Labor, sweatshops and CAFTA in Nicaragua

By Steve Watrous  [Steve Watrous teaches sociology at Milwaukee Area Technical College and is the chair of the Milwaukee Fair Trade Coalition. This article first appeared in the Labor Press. ]

As I walked through the big room of a clothing factory in Managua’s free trade zone, where about 800 workers were busy sewing and ironing black Wrangler jeans, the heat was horrible for a visitor from the north. I saw the notices that the employees were supposed to wear dust masks, but they mostly weren’t, and neither was I until a kind woman offered me one.

The dilemma is that once you put on the mask, those ceiling fans no longer cool half your face, and that factory seems ten degrees hotter. Fortunately, the dust was light enough that I could clearly see the far corner of the room, maybe 300 feet away.

This building used to contain Chentex, a viciously anti-union company that made clothing for Kohl’s Department Stores and other U.S. vendors. About 11 years ago fair traders in Milwaukee and many other cities made a fuss about Kohl’s Nicaraguan sweatshops. When I last visited Nicaragua, 10 years ago, Chentex had defeated the unionizing effort.

But Chentex and some of the worst exploiters left the country when Daniel Ortega, the leftist leader of the 1979 Sandinista revolution, regained the presidency in 2007. Most of those abandoned factories have new businesses, wages have gone up 36 % since 2008, and workers get somewhat more respect now, said Pedro Ortega [not related to Daniel], head of the FESITEX textile workers union.

President Ortega, a socialist, didn’t confiscate any factories but his government stepped up enforcement of the labor laws. Despite rhetoric against the U.S., the Sandinistas have an uneasy peace with foreign investors, including from the U.S.

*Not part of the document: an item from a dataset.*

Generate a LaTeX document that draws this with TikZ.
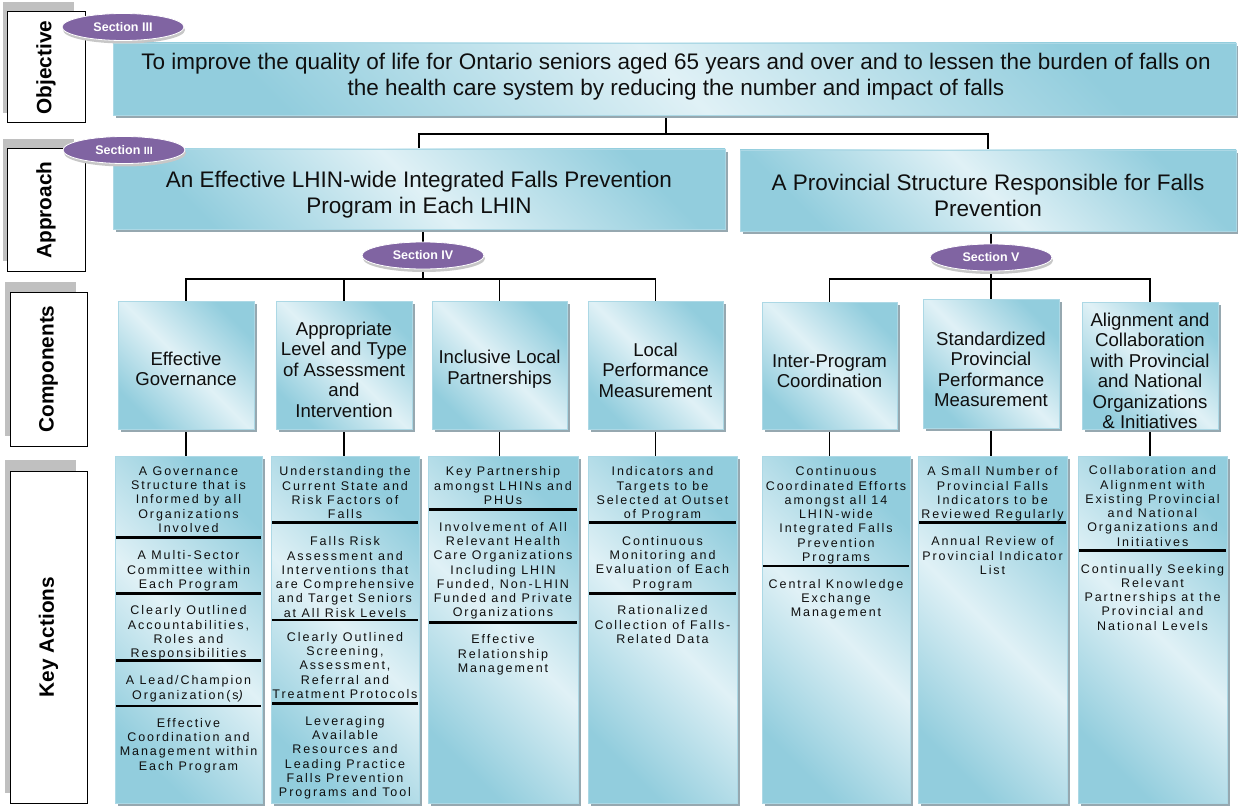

So now 60% of the workers in the largest free trade zone are unionized, according to Pedro Ortega. That means they have a contract, rights and representation, and that the union can arrange for a gringo visitor to tour a factory. The minimum wage law calls for a tri-partite commission [government, labor, owners] to adjust factory salaries every six months, and wages went up 15% last year. That’s the good news.

The bad news is that textile work in Nicaragua pays about $130 per month, according to Pedro Ortega.
That’s the lowest in Central America, where Nicaragua is the poorest country. Ortega noted that the canasta basica, or market basket of goods for a family of six, costs $450 per month.

I talked to one woman worker with 17 years seniority making about $200 per month. As one U.S. labor activist in Nicaragua noted, no employer there pays a living wage. And the harsh conditions in non-union plants make them sweatshops.

Yet foreign investment, exports and factory employment are up. Poverty is down. The Central American Free Trade Agreement [CAFTA] with the U.S., started in 2005, has worked well for Nicaragua’s garment industry, according to both Ortegas and several economic analysts.

What’s really new is “Better Work,” a program of the International Labor Organization, supported by the government, unions, the U.S. Dept. of Labor, the AFL-CIO Solidarity Center, and by some U.S. companies. It’s supposed to improve productivity and conditions of work.

Gap, Target, Levis, Wal-Mart and VF signed on, said Pedro Ortega, but Kohl’s refused. Some 60,000 textile workers could benefit from this program, which got rolling in 2010 and is the first such effort in Latin America.

On the other side of Managua, the capital, is the anti-sweatshop: Nueva Vida. Started in 1998 partly by women workers from the garment industry, this co-op factory is a more pleasant place to work and it tries to pay better. Wages are $290 per month when the work is good, according to Maria Elena Medina Vallejos, the marketing director. They got official “free trade zone” status to help with import and export rules.

Alas, their T-shirts, camisoles and baby clothes are only being produced at 30% of capacity, so the small plant was pretty quiet when I strolled though in June. They sell organic cotton shirts to the U.S. through the Presbyterian Church and would like to sell a lot more. The co-op members, mostly women, consider it the only free trade zone in the world owned by workers.